Nothing but the lines from the one containing "Write a Python" down to the one containing "mode': shaking, 'Standing", both included, should be echoed, and each exactly as it stands.

RECORDS TO USE ->
* Start *

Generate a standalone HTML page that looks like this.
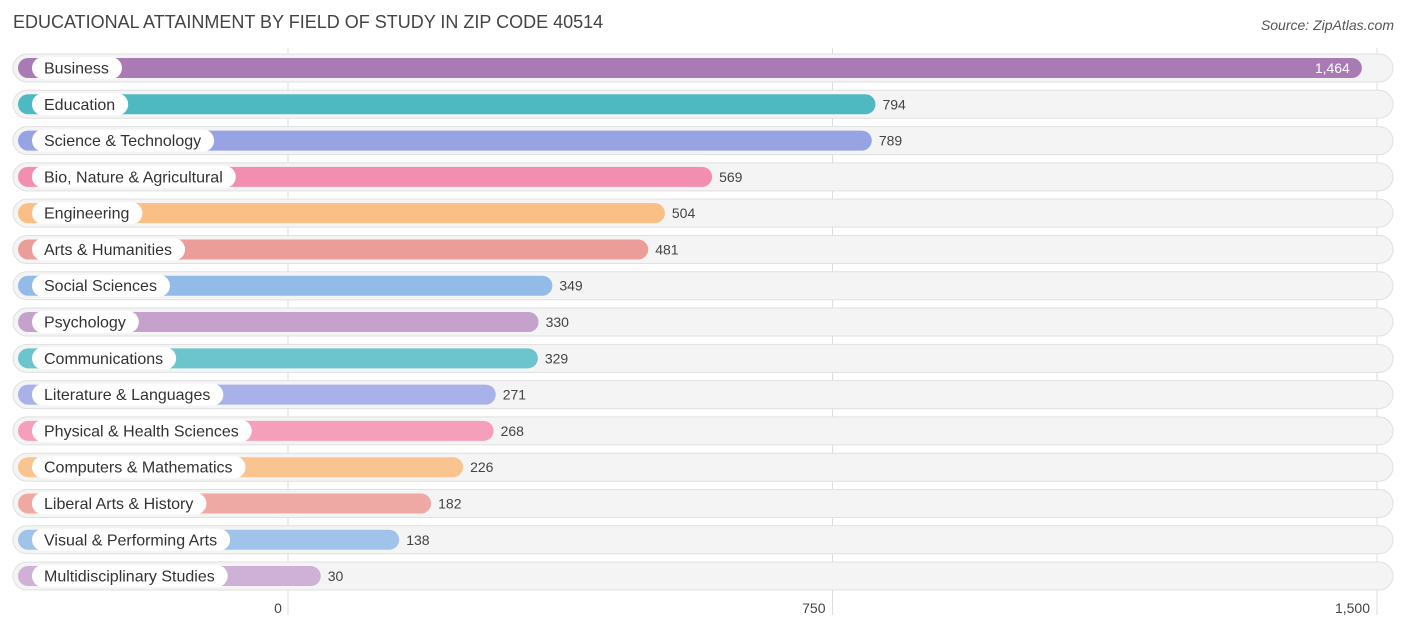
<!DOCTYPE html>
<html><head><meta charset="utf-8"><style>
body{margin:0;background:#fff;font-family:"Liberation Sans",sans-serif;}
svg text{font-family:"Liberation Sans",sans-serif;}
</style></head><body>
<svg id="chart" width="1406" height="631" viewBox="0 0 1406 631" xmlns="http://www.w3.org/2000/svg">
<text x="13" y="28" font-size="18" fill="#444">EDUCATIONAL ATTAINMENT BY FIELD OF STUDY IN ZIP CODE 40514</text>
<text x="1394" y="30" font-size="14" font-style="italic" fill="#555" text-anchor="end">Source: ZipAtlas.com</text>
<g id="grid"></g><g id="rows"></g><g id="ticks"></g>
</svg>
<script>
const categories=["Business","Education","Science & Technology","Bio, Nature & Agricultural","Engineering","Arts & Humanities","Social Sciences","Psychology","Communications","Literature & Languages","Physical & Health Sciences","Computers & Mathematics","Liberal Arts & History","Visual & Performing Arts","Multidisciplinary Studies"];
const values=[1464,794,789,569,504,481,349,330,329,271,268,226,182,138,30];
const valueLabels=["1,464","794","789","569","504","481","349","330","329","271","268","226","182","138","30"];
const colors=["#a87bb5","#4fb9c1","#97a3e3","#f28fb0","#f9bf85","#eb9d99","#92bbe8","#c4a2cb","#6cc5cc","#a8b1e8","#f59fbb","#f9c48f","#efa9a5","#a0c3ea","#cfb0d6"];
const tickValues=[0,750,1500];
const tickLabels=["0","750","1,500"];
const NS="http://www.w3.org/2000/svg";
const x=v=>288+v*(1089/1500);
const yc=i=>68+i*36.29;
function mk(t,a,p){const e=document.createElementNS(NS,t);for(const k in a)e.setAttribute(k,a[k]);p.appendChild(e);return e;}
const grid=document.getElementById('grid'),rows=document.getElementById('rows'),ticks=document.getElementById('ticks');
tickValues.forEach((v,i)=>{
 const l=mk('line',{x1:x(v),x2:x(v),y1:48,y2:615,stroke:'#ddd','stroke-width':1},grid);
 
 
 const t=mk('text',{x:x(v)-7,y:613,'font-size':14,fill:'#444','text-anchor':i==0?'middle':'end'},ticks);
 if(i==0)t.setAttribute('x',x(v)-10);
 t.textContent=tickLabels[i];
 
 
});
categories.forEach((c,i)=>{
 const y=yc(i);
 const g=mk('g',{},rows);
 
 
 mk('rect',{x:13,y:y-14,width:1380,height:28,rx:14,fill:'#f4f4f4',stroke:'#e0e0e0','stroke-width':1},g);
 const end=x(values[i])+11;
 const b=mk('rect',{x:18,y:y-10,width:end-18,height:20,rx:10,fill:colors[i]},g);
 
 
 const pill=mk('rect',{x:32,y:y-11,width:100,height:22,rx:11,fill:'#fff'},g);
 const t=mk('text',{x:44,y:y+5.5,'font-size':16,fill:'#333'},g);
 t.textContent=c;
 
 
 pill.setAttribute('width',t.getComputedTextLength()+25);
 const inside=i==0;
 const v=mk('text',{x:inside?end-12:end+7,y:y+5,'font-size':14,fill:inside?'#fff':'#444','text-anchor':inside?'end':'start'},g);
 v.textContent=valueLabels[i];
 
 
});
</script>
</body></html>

* End *
* Start *

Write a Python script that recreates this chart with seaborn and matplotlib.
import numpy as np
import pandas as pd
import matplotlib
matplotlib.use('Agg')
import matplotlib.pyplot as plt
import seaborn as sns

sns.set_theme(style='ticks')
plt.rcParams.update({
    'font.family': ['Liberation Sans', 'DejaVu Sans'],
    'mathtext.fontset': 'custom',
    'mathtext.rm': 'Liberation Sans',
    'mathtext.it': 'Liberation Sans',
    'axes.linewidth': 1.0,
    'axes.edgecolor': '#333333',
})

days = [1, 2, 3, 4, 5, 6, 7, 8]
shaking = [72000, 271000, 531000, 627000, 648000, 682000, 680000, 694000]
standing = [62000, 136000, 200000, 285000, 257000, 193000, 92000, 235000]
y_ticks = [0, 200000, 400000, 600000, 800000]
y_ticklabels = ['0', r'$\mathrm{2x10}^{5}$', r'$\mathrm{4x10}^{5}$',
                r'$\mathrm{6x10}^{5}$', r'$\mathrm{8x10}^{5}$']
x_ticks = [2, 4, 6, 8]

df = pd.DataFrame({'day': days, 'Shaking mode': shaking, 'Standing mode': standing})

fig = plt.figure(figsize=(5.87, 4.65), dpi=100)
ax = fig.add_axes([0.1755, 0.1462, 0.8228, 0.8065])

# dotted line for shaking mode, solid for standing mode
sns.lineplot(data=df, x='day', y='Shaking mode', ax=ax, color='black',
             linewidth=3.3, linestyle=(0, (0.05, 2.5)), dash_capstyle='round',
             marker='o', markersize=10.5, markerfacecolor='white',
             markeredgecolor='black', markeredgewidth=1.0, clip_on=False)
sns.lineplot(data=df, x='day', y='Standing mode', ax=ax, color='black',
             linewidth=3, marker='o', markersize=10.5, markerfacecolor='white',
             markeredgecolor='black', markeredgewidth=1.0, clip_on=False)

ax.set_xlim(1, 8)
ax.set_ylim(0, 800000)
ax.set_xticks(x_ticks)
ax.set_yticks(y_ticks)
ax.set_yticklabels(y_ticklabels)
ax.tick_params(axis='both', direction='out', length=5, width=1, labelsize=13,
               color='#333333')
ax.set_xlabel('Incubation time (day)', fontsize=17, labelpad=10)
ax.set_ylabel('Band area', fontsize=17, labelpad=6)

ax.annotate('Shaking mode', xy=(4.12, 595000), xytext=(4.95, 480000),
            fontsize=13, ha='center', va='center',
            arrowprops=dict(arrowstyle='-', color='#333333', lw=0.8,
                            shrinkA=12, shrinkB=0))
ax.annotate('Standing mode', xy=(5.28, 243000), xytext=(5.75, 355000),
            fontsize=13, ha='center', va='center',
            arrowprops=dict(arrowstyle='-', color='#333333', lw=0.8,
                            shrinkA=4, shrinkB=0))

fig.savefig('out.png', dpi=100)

* End *
* Start *

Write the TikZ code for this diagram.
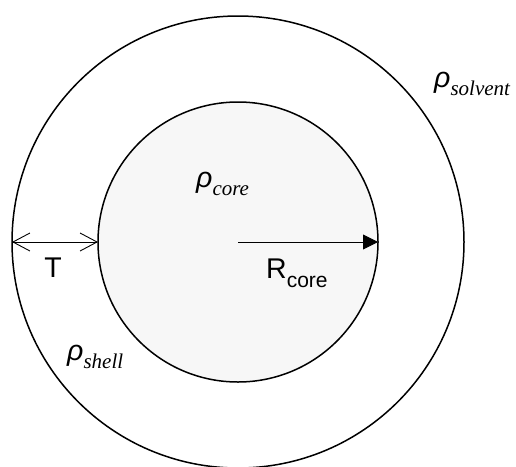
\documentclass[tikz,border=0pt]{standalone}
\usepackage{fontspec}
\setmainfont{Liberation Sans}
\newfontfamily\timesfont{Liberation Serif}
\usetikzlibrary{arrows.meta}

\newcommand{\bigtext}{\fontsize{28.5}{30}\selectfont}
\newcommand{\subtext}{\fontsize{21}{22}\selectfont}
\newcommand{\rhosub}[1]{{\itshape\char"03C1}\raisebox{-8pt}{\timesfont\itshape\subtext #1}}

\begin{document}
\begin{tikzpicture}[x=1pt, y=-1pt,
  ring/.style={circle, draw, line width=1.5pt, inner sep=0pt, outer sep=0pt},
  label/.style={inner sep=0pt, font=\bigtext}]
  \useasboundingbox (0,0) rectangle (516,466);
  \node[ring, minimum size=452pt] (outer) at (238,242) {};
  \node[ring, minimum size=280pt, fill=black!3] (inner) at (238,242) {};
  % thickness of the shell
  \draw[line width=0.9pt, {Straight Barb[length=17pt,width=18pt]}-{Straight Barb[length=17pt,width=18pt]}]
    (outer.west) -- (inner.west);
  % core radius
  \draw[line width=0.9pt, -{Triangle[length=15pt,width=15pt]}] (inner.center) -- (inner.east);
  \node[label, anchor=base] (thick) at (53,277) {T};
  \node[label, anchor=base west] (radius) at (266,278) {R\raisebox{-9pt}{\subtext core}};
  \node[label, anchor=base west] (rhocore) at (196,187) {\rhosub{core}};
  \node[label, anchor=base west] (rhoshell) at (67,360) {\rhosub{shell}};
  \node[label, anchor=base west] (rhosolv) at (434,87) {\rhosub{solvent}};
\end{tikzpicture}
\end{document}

* End *

RESULT FOR THIS EXERCISE ->
Write a Python script that recreates this chart with seaborn and matplotlib.
import numpy as np
import pandas as pd
import matplotlib
matplotlib.use('Agg')
import matplotlib.pyplot as plt
import seaborn as sns

sns.set_theme(style='ticks')
plt.rcParams.update({
    'font.family': ['Liberation Sans', 'DejaVu Sans'],
    'mathtext.fontset': 'custom',
    'mathtext.rm': 'Liberation Sans',
    'mathtext.it': 'Liberation Sans',
    'axes.linewidth': 1.0,
    'axes.edgecolor': '#333333',
})

days = [1, 2, 3, 4, 5, 6, 7, 8]
shaking = [72000, 271000, 531000, 627000, 648000, 682000, 680000, 694000]
standing = [62000, 136000, 200000, 285000, 257000, 193000, 92000, 235000]
y_ticks = [0, 200000, 400000, 600000, 800000]
y_ticklabels = ['0', r'$\mathrm{2x10}^{5}$', r'$\mathrm{4x10}^{5}$',
                r'$\mathrm{6x10}^{5}$', r'$\mathrm{8x10}^{5}$']
x_ticks = [2, 4, 6, 8]

df = pd.DataFrame({'day': days, 'Shaking mode': shaking, 'Standing mode': standing})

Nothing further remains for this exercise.